Hiç şüphesiz dünyanın en önemli mutfaklarından biri Türk mutfağı. Fakat dünya ne bunun, ne de neler kaçırdığının farkında. Türk mutfağı denince yabancıların ilk aklına gelenleri döner, baklava, şiş kebap, lahmacun, sarma, mantı olarak sıralayabiliriz. Bunların buzdağının sadece görünen kısmı olduğunu söylemeye gerek yok. Orta Asya’dan yola çıkan, ardından 3 kıtada egemenlik kuran bir kültürün mutfağı da bu sınırlar içindeki diğer kültürlerden etkileniyor doğal olarak. Bu da müthiş bir çeşitlilik olarak sofralara yansıyor. Hatta Türkiye’nin herhangi bir yöresindeki yemek kültürünün, dünyaca ünlü mutfaklardan daha fazla çeşitliliğe sahip olduğunu söylemek abartı olmaz. Türkiye’ye gelen yabancılar, eğer her şey dahil sistemiyle çalışan otellere tıkılıp kalmadılarsa, bu zengin yeme-içme kültürünün belli bir kısmını görebiliyorlar. Ama ne yazık ki herkes böyle bir şansa sahip olamıyor. Zaten bir ülkenin mutfağını tanıtmanın yolunu bununla sınırlayamazsınız.
Gurme turları düzenlemek, dünyaca ünlü aşçıları ağırlamak, fuarlara katılmak gibi etkinlikler bir yere kadar tanıtımda etkili olabilir ama her konuda olduğu gibi bu konuda da tanınmanın, kabul edilmenin en önemli yolu literatüre girmek. Türk mutfağı dünyada etkili olan eğitim ve bilim kuruluşlarında kendine ne kadar fazla yer bulursa, yaygınlığı da o kadar artacaktır.
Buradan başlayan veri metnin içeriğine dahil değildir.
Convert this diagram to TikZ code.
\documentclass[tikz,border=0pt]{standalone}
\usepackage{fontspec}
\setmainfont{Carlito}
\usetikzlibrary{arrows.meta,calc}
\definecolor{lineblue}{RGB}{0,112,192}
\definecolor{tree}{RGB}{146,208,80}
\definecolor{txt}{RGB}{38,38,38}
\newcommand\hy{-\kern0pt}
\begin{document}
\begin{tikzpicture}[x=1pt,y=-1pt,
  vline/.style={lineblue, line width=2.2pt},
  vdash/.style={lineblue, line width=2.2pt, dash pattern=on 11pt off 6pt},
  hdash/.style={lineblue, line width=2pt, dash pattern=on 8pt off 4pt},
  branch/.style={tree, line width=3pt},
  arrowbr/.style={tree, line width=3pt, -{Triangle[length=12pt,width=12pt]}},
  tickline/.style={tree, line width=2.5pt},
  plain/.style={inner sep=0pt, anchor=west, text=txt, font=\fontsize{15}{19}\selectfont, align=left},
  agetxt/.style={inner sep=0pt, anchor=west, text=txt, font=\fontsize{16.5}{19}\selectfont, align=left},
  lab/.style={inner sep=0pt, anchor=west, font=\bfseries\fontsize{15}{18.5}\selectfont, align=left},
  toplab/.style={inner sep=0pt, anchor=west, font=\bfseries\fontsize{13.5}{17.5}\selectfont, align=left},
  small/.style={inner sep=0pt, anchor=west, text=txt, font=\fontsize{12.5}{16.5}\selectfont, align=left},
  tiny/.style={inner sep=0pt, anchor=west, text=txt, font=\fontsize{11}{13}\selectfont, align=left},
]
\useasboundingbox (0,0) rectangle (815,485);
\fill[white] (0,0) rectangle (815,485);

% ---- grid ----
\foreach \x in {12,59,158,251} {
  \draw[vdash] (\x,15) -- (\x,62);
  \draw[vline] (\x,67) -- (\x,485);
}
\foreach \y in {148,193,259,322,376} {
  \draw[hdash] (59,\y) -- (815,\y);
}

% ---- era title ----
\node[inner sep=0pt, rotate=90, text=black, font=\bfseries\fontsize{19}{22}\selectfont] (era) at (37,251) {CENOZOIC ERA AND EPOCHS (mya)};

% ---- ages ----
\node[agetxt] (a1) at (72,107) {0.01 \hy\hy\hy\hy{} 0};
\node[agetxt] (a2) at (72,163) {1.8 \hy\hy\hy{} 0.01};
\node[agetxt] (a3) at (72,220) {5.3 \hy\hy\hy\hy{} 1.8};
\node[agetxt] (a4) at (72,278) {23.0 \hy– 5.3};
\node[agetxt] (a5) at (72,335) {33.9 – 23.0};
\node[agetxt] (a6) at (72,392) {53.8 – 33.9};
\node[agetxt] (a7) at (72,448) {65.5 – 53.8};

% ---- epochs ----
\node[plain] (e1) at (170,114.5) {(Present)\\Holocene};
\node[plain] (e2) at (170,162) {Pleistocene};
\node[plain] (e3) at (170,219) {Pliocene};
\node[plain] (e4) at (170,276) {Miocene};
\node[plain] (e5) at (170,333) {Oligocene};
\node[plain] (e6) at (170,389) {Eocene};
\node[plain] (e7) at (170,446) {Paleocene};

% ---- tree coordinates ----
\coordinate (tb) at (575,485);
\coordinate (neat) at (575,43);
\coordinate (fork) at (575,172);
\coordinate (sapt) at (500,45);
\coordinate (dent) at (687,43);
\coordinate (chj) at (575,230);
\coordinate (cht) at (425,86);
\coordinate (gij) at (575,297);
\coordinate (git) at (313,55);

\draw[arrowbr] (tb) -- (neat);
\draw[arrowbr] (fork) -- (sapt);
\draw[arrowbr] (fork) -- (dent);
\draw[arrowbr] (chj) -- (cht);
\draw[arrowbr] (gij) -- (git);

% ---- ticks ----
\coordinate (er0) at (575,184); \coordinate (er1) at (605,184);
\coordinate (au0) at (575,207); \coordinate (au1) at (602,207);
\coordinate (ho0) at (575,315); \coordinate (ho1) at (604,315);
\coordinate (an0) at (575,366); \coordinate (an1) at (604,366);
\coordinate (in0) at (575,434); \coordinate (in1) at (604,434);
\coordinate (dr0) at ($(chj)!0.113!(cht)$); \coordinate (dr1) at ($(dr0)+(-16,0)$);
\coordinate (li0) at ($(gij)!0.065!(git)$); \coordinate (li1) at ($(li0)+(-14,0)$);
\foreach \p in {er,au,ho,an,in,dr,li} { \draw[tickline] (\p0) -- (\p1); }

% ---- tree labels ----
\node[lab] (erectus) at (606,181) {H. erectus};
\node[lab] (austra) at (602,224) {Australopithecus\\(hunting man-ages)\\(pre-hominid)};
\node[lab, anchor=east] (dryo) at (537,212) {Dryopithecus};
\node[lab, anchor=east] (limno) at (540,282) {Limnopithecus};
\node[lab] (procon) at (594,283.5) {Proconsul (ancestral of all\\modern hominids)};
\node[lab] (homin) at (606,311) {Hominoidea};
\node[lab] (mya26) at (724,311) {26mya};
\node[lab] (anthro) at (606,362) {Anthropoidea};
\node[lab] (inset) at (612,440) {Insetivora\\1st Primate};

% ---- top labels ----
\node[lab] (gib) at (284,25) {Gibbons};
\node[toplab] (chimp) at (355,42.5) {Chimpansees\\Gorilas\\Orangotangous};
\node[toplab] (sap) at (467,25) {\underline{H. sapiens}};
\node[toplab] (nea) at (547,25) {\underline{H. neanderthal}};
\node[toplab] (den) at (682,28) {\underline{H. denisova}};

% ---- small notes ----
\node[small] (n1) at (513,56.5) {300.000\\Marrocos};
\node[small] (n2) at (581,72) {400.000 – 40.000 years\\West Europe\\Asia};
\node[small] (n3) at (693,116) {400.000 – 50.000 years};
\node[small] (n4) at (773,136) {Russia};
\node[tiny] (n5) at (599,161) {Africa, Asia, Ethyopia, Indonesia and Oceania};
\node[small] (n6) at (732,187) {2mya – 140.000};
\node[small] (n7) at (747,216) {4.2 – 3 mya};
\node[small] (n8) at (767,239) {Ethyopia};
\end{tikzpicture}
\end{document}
Bu bilinçle hareket eden Ege İhracatçı Birlikleri bünyesindeki altı gıda birliği, Ticaret Bakanlığı tarafından desteklenen Turquality Projesi kapsamında Las Vegas Üniversitesi’yle bir anlaşma yaptı. Bu anlaşma ile Türk mutfağı, bu üniversitenin bünyesindeki William F. Harrah Turizm Otelcilik Okulu müfredatına girdi. Derslerin içerikleri İzmir Ekonomi Üniversitesi ve Ege İhracatçı Birlikleri (EİB) tarafından hazırlanacak. Böylelikle bu okulların mezunlarının portföylerinde Türk yemekleri de olacak. Bu işbirliği için Las Vegas Üniversitesi’nin seçilmesinin ana nedeni turizm konusunda dünyanın en başarılı eğitim kurumlarından biri olması. Yani yarın bir gün buradan çıkacak ünlü aşçılar Türk mutfağını daha iyi tanımış olacaklar. Sadece aşçılar değil elbette, Türk yemekleri, restoran yöneticilerinin, satın almaya karar verecek olan şeflerin ve satın alma direktörlerinin gündemlerine de okul yıllarında girmiş olacak.
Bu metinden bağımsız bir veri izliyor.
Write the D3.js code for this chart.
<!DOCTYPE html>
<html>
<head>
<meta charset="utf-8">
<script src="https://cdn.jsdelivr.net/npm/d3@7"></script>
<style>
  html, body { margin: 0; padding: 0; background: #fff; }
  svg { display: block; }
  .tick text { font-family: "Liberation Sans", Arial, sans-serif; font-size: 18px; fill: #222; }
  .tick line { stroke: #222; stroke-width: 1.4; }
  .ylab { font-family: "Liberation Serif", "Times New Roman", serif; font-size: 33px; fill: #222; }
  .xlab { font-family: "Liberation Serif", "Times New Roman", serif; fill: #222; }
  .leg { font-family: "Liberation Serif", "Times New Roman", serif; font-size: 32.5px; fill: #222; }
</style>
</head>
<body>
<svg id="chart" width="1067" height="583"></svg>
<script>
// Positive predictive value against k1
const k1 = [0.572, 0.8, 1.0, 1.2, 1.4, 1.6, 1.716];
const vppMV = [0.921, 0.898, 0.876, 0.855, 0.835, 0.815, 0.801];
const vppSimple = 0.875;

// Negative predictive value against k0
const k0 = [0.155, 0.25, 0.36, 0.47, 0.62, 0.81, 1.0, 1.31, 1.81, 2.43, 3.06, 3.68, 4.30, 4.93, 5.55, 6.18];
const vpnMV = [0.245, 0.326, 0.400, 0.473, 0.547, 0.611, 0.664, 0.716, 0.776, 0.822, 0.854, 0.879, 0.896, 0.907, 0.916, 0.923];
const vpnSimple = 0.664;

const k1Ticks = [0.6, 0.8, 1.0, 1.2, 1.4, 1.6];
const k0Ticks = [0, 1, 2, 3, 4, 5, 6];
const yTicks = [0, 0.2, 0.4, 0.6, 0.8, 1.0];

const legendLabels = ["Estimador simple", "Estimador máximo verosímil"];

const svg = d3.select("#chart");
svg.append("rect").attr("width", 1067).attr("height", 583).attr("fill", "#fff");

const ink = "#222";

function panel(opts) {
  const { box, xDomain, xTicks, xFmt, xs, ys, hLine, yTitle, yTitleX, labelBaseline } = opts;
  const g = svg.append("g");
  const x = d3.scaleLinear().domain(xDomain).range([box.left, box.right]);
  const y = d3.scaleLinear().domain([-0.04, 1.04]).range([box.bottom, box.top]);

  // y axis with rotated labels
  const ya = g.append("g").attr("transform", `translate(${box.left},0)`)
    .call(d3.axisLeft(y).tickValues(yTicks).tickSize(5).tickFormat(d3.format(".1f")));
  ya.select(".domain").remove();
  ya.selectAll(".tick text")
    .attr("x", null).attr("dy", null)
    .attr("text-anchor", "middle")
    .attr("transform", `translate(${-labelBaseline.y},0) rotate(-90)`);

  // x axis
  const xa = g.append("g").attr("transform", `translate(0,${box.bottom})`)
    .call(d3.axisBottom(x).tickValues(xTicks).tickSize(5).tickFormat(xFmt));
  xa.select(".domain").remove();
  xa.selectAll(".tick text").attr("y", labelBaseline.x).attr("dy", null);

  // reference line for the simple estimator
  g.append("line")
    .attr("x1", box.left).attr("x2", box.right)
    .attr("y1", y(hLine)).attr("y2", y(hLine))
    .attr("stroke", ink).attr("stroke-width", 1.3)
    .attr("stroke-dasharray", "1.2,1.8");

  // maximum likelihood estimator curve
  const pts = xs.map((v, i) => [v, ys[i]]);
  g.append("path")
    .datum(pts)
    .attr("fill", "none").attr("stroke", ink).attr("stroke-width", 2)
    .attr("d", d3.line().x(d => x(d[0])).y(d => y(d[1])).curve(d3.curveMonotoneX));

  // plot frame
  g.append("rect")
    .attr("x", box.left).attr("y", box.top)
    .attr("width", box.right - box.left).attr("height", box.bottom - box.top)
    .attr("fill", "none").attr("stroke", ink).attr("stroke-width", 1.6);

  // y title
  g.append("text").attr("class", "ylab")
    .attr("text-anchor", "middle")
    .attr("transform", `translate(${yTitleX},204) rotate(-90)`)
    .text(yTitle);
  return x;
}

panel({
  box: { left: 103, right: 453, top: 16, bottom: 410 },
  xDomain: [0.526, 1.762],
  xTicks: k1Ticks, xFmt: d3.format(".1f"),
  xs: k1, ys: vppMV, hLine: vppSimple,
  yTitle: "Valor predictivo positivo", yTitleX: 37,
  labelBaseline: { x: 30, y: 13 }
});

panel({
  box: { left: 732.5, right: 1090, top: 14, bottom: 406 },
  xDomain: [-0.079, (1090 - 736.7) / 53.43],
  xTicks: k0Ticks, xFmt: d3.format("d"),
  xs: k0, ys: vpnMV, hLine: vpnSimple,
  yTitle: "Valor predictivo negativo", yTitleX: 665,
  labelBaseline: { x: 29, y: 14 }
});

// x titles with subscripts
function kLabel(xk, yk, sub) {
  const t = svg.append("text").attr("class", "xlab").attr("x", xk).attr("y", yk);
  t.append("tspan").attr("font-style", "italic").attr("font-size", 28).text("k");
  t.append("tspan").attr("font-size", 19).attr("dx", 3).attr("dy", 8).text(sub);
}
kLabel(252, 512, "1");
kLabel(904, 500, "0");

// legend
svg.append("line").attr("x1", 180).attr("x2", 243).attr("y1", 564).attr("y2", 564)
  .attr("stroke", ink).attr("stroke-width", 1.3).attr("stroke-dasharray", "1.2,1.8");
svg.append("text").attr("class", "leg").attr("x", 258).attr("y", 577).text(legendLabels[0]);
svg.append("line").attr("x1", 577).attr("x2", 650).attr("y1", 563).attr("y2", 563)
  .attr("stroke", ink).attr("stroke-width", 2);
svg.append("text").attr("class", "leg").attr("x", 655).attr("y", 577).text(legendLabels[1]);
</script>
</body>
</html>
EİB’in bu konudaki çalışmaları beş yıl süreli bu anlaşma ile sınırlı değil. Egeli gıda ihracatçıları buradaki yerli profesyonellerin ve tüketicilerin gönüllerini kazanıp Türk gıda ürünlerinin marka elçisi konumuna getirmeyi, etkili ve yönetilebilir bir pazar üssü olan Las Vegas’ tan başlayıp, sonrasında güneybatı ve Kaliforniya bölgesine, en sonunda tüm ülke geneline yayılmayı hedefliyor.
Neden 20 yıl sonra bir gece vakti, Las Vegas’taki eğlence mekanından çıkan iki Amerikalı kafadar, evlerine gitmeden önce bir işkembecide mola vermesinler ya da sabah okula gitmeye hazırlanan öğrenciler annelerinden mısır gevreği yerine serpme kahvaltı istemesinler ya da Kaliforniyalılar menemenin soğanlı mı soğansız mı olması gerektiğini tartışmasınlar?
Bunlar şu an için hayal gibi görünebilir ama en uzun yolculuklar bile, malum, bir adımla başlar.